In particular, under 46 U.S.C. App. 883, the coastwise transportation of merchandise (comprising “goods, wares, and chattels of every description,” 19 U.S.C. 1401(c)) is prohibited in any other vessel than a coastwise-qualified vessel, i.e., a vessel built in and documented under the laws of the United States and owned by persons who are citizens of the United States. Also, in concert with 46 U.S.C. 12106 and 12110, the requirement that passengers also be transported coastwise in a coastwise-qualified vessel has long and consistently been applied as well to 46 U.S.C. App. 289 (e.g., HQ 109815, dated December 5, 1988); under 19 CFR 4.50(b), a “passenger” is defined as “any person carried on a vessel who is not connected with the operation of such vessel, her navigation, ownership, or business.”

In applying the coastwise laws, Customs (now Customs and Border Protection (CBP)) has ruled that a point in United States territorial waters is considered a point embraced within the coastwise laws; and that the coastwise laws typically apply to points in the territorial sea, defined as the belt, three (3) nautical miles wide, seaward of the territorial sea baseline, and to points located in internal waters, landward of the territorial sea baseline, in cases where the baseline and coastline differ (T.D. 78-440). Thus, the coastwise laws would embrace “points on a river in the United States” (C.S.D. 84-15), “the internal waters of a State” (ibid.), as well as “points within a harbor” (19 CFR 4.80(a)).
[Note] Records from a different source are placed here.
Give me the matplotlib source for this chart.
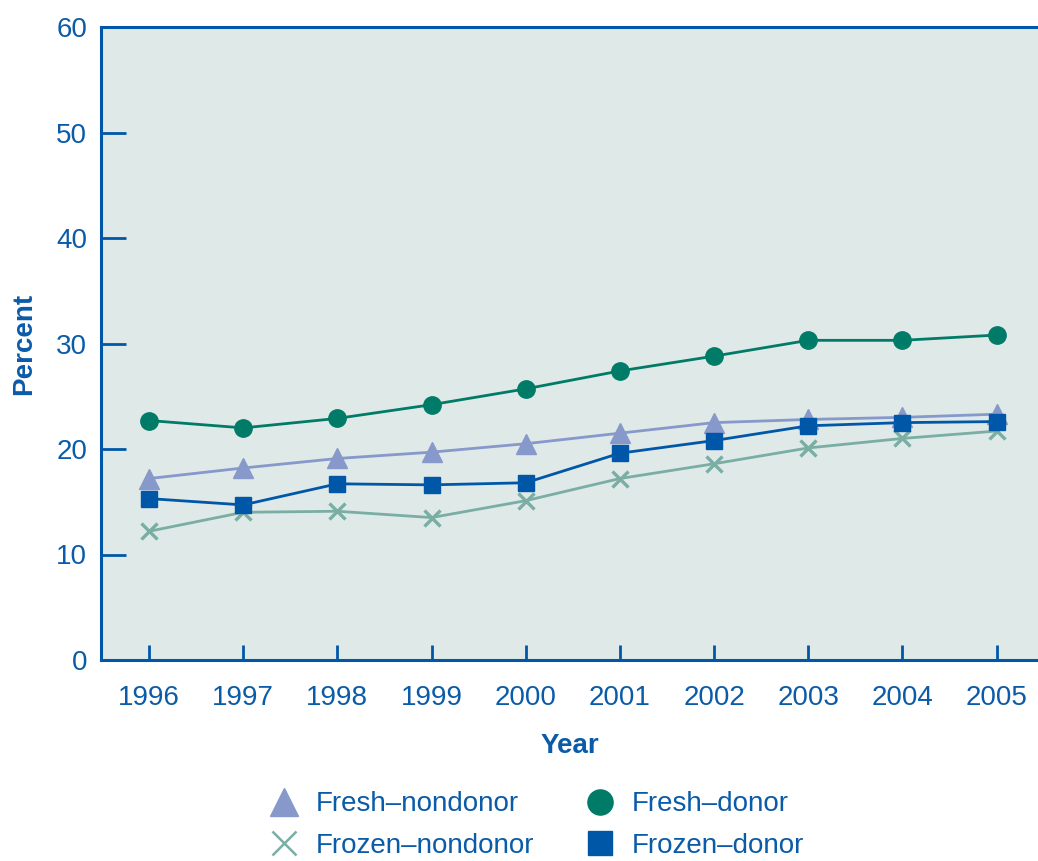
import matplotlib
matplotlib.use("Agg")
import matplotlib.pyplot as plt
from matplotlib.lines import Line2D

plt.rcParams['font.family'] = ['Liberation Sans', 'DejaVu Sans']

years = [1996, 1997, 1998, 1999, 2000, 2001, 2002, 2003, 2004, 2005]
fresh_nondonor = [17.2, 18.2, 19.1, 19.7, 20.5, 21.5, 22.5, 22.8, 23.0, 23.3]
fresh_donor = [22.7, 22.0, 22.9, 24.2, 25.7, 27.4, 28.8, 30.3, 30.3, 30.8]
frozen_nondonor = [12.2, 14.0, 14.1, 13.5, 15.1, 17.2, 18.6, 20.1, 21.0, 21.7]
frozen_donor = [15.3, 14.7, 16.7, 16.6, 16.8, 19.6, 20.8, 22.2, 22.5, 22.6]
y_ticks = [0, 10, 20, 30, 40, 50, 60]

BLUE = '#0057A8'
TEXT = '#0A5BA8'
BG = '#DFE9E8'
C_FN = '#8798CB'
C_FD = '#007B67'
C_ZN = '#7AAEA4'
C_ZD = '#0057A8'

fig = plt.figure(figsize=(10.38, 8.61), dpi=100)
ax = fig.add_axes([101/1038, 1 - 660/861, 1 - 101/1038, (660 - 27)/861])
ax.set_facecolor(BG)

lw = 2.0
h_fn, = ax.plot(years, fresh_nondonor, color=C_FN, lw=lw, marker='^', ms=14,
                label='Fresh\u2013nondonor', zorder=3)
h_zn, = ax.plot(years, frozen_nondonor, color=C_ZN, lw=lw, marker='x', ms=12,
                mew=2.4, label='Frozen\u2013nondonor', zorder=3)
h_zd, = ax.plot(years, frozen_donor, color=C_ZD, lw=lw, marker='s', ms=11.5,
                label='Frozen\u2013donor', zorder=4)
h_fd, = ax.plot(years, fresh_donor, color=C_FD, lw=lw, marker='o', ms=12.5,
                label='Fresh\u2013donor', zorder=4)

ax.set_xlim(1995.49, 2005.44)
ax.set_ylim(0, 60)
ax.set_xticks(years)
ax.set_yticks(y_ticks)

for side in ['left', 'bottom', 'top']:
    ax.spines[side].set_color(BLUE)
    ax.spines[side].set_linewidth(2.2)
ax.spines['right'].set_visible(False)

ax.tick_params(axis='y', direction='in', length=18, width=2, color=BLUE,
               labelcolor=TEXT, labelsize=20, pad=10)
ax.tick_params(axis='x', direction='in', length=11, width=2, color=BLUE,
               labelcolor=TEXT, labelsize=20, pad=18)

ax.set_xlabel('Year', fontsize=20, fontweight='bold', color=TEXT, labelpad=16)
ax.set_ylabel('Percent', fontsize=20, fontweight='bold', color=TEXT, labelpad=14)


def proxy(h):
    return Line2D([], [], color=h.get_color(), marker=h.get_marker(), ls='none',
                  ms=h.get_markersize() * 1.45, mew=1.8 if h.get_marker() == 'x' else 1)


handles = [proxy(h_fn), proxy(h_zn), proxy(h_fd), proxy(h_zd)]
labels = [h_fn.get_label(), h_zn.get_label(), h_fd.get_label(), h_zd.get_label()]
leg = fig.legend(handles, labels, ncol=2, loc='center',
                 bbox_to_anchor=(537/1038, 1 - 825/861), frameon=False,
                 fontsize=20, handlelength=1.0, handletextpad=0.65,
                 columnspacing=1.85, labelspacing=0.55, borderpad=0.2)
for t in leg.get_texts():
    t.set_color(TEXT)

fig.savefig('out.png', dpi=100, facecolor='white')
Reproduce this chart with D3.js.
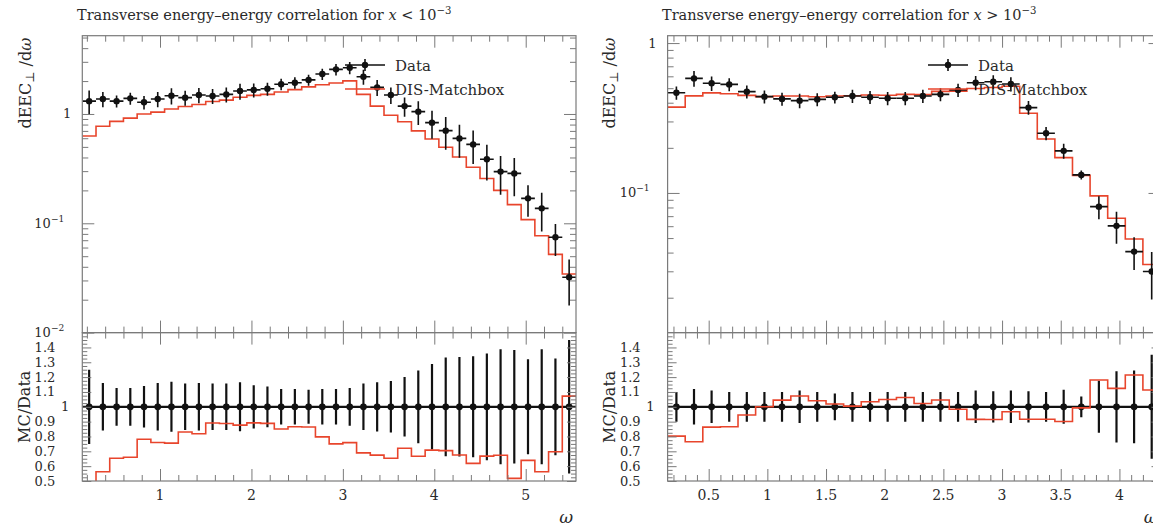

However, by way of background, it has long been the position of Customs (now CBP) that the transporting of equipment, supplies and materials used on or from the transporting vessel in effecting such services as inspections and/or installations of, and/or repairs to, offshore or sub-sea structures, including the laying and repair of pipelines, is not coastwise trade, provided these articles are necessary for the accomplishment of the vessel’s mission, and are usually carried aboard the vessel as a matter of course (such articles are not considered to be merchandise in these circumstances under section 883); and the carriage aboard the vessel of crew members, and personnel such as divers and technicians, as well as construction personnel to accomplish the aforementioned services performed on or from the vessel also does not constitute coastwise trade (such crew members, and other specified personnel in these circumstances, are not considered to be passengers under section

289) (e.g., HQ 113838, of February 25, 1997 (inspection/maintenance/repair of oil and gas pipelines and production platforms; and installation of pipelines and wellheads); HQ 115771, of August 19, 2002 (pipeline repairs)).

Consequently, to the same extent as with the services discussed above, vessels involved in ice breaking operations have likewise long been considered as not thereby engaged in coastwise trade. In this regard, as stated in HQ 101197, dated July 9, 1974:

The use of a vessel solely as an icebreaker...is not considered coastwise trade and would not be prohibited by any law or regulation administered by the United States Customs Service [now CBP].

Hence, ice breaking operations are not considered coastwise trade, and, assuming, as distinctly appears to be the case at present, that no merchandise or passengers would be transported by the vessels during these activities, such ice breaking operations would not be prohibited to the vessels under consideration herein (see HQ 107648, dated July 2, 1985). Accord, HQ 115038, of May 5, 2000 (ice breaking not considered coastwise trade).


Under the facts presented, the use of foreign-built, foreign-flagged vessels in conducting the contemplated ice breaking operations would not violate the coastwise laws.